In my opinion, the reason as to why the Rockies are so bad, atleast offensivly, is that they try to have their hitters hit homeruns every at bat when the park is so advantageous for singles and doubles. Take Ramon Topia, he hit over .300 with the team and the team was doing good with guys that were putting the ball in play in 2018/2019. There is no reason for them to be striking out as much as they have been
I agree with you 100 percent. Line drive hitters would flourish in that park. Also, the pitching staff needs to wear out the infield grass. Ground ball pitchers.
The Rox were not good in 2019 and they were never any good because of Raimel Tapia who didn’t draw walks or hit over .300.
He was a singles hitter who played a corner OF slot. That team was good because they had other good players on the team. Arenado and Story were top 5 at their respective positions. They had an in prime Charlie Blackmon, DJ LeMahieu. Kyle Freeland and German Marquez pitching like they belonged at a top of the rotation instead of the depth starters they are now.

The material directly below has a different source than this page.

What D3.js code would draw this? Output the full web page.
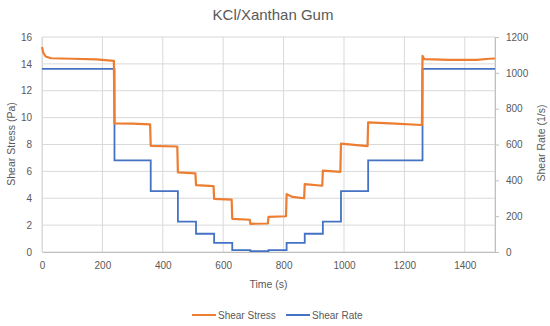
<!DOCTYPE html>
<html>
<head>
<meta charset="utf-8">
<script src="https://cdn.jsdelivr.net/npm/d3@7"></script>
<style>
  body { margin: 0; background: #fff; }
  text { font-family: "Liberation Sans", Arial, sans-serif; fill: #595959; }
</style>
</head>
<body>
<svg id="chart" width="550" height="326"></svg>
<script>
// shear rate steps (1/s), held from each time until the next
var rateTime  = [0, 240, 360, 450, 510, 570, 630, 690, 750, 810, 870, 930, 990, 1080, 1260, 1500];
var rateValue = [1022, 511, 340, 170, 102, 51, 10, 5, 10, 51, 102, 170, 340, 511, 1022, 1022];

// shear stress (Pa)
var stressTime  = [0, 4, 12, 30, 100, 180, 238,
                   240, 300, 358,
                   360, 448,
                   450, 508,
                   510, 568,
                   570, 628,
                   630, 688,
                   690, 748,
                   750, 808,
                   810, 830, 868,
                   870, 928,
                   930, 988,
                   990, 1078,
                   1080, 1170, 1258,
                   1260, 1266, 1350, 1440, 1480, 1500];
var stressValue = [15.25, 14.85, 14.55, 14.42, 14.38, 14.33, 14.22,
                   9.57, 9.55, 9.5,
                   7.9, 7.85,
                   5.92, 5.85,
                   4.98, 4.9,
                   3.95, 3.9,
                   2.47, 2.4,
                   2.1, 2.12,
                   2.62, 2.66,
                   4.3, 4.1, 4.0,
                   5.05, 4.93,
                   6.05, 5.97,
                   8.07, 7.88,
                   9.65, 9.55, 9.45,
                   14.6, 14.35, 14.3, 14.3, 14.38, 14.4];

var xTicks = [0, 200, 400, 600, 800, 1000, 1200, 1400];
var yLeftTicks = [0, 2, 4, 6, 8, 10, 12, 14, 16];
var yRightTicks = [0, 200, 400, 600, 800, 1000, 1200];

var margin = {top: 37, right: 55, bottom: 74, left: 42};
var width = 550 - margin.left - margin.right;
var height = 326 - margin.top - margin.bottom;

var svg = d3.select("#chart");
var g = svg.append("g").attr("transform", "translate(" + margin.left + "," + margin.top + ")");

var x = d3.scaleLinear().domain([0, 1500]).range([0, width]);
var yL = d3.scaleLinear().domain([0, 16]).range([height, 0]);
var yR = d3.scaleLinear().domain([0, 1200]).range([height, 0]);

// gridlines
g.append("g").selectAll("line").data(yLeftTicks).enter().append("line")
  .attr("x1", 0).attr("x2", width)
  .attr("y1", d => yL(d)).attr("y2", d => yL(d))
  .attr("stroke", "#d9d9d9").attr("stroke-width", 1);
g.append("g").selectAll("line").data(xTicks.concat([1500])).enter().append("line")
  .attr("x1", d => x(d)).attr("x2", d => x(d))
  .attr("y1", 0).attr("y2", height)
  .attr("stroke", "#d9d9d9").attr("stroke-width", 1);

// axes
var fmt = d3.format("d");
var bottom = g.append("g").attr("transform", "translate(0," + height + ")")
  .call(d3.axisBottom(x).tickValues(xTicks).tickFormat(fmt).tickSize(0).tickPadding(10));
var left = g.append("g")
  .call(d3.axisLeft(yL).tickValues(yLeftTicks).tickFormat(fmt).tickSize(0).tickPadding(10));
var right = g.append("g").attr("transform", "translate(" + width + ",0)")
  .call(d3.axisRight(yR).tickValues(yRightTicks).tickFormat(fmt).tickSize(4).tickPadding(7));
[bottom, left, right].forEach(function(a) {
  a.select(".domain").attr("stroke", "#bfbfbf");
  a.selectAll(".tick line").attr("stroke", "#bfbfbf");
  a.selectAll("text").style("font-size", "10px").attr("fill", "#595959");
});
left.select(".domain").attr("stroke", "#d9d9d9");

// series
var rateLine = d3.line()
  .x((d, i) => x(rateTime[i]))
  .y(d => yR(d))
  .curve(d3.curveStepAfter);
g.append("path").datum(rateValue)
  .attr("d", rateLine)
  .attr("fill", "none").attr("stroke", "#4472c4").attr("stroke-width", 1.8);

var stressLine = d3.line()
  .x((d, i) => x(stressTime[i]))
  .y(d => yL(d));
g.append("path").datum(stressValue)
  .attr("d", stressLine)
  .attr("fill", "none").attr("stroke", "#ed7d31").attr("stroke-width", 2.2)
  .attr("stroke-linejoin", "round");

// titles
svg.append("text").text("KCl/Xanthan Gum")
  .attr("x", 273).attr("y", 20).attr("text-anchor", "middle")
  .style("font-size", "15px");
svg.append("text").text("Time (s)")
  .attr("x", margin.left + width / 2).attr("y", 288).attr("text-anchor", "middle")
  .style("font-size", "10.5px");
svg.append("text").text("Shear Stress (Pa)")
  .attr("transform", "translate(15,144) rotate(-90)").attr("text-anchor", "middle")
  .style("font-size", "10.5px");
svg.append("text").text("Shear Rate (1/s)")
  .attr("transform", "translate(545,143) rotate(-90)").attr("text-anchor", "middle")
  .style("font-size", "10.5px");

// legend
var legendItems = [{label: "Shear Stress", color: "#ed7d31", x: 192},
                   {label: "Shear Rate", color: "#4472c4", x: 286}];
var legend = svg.append("g").selectAll("g").data(legendItems).enter().append("g")
  .attr("transform", d => "translate(" + d.x + ",315)");
legend.append("line").attr("x1", 0).attr("x2", 24).attr("y1", 0).attr("y2", 0)
  .attr("stroke", d => d.color).attr("stroke-width", 2);
legend.append("text").text(d => d.label).attr("x", 26).attr("y", 3.5)
  .style("font-size", "10px");
</script>
</body>
</html>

They’ve developed no pitching and very little hitting since then. Jordan Beck might be OK & Tovar is a decent SS. Goodman has been good this year but there’s no budding star coming up and rising the tide. Charlie Condon is off to a poor start to his pro career. It’s a disaster of an organization.
I think they will. They certainly, not the players, of course, but management/ownership definitely deserves to.
Bad ownership
+
Bad roster
+
No real prospects coming**
+
Playing in the best division in baseball
=
New loss record in 2025.
**Dollander looks like the real deal. Feel sorry for him.
Bud Black is a good manager but has worked for two really bad franchises…the Padres before Peter Seidler and the on going disaster in Colorado…actually give him a team that has MLB players and he could do something. The paycheck is one thing but he has to have loved doing the job because nobody could overcome Montfort in Colorado…I would love to see him get a chance to coach a real MLB team and how they would do…I’m surprised he stayed on as long as he did…that can’t be easy knowing your chances of winning are between slim and none and slim already left the building
If the Rockies continue at their current pace of winning 7 out of every 40 games they would finish 28-134. Even at 122 losses MLB should be embarrassed to have two franchises set loss records in consecutive seasons.
The Rockies might not even reach 30 wins, the way they’re playing.
If you were the GM, how would you turn things around? What would you do with the Bryant contract? Who do you sign for 2026? How do you attract/develop pitching in Coors?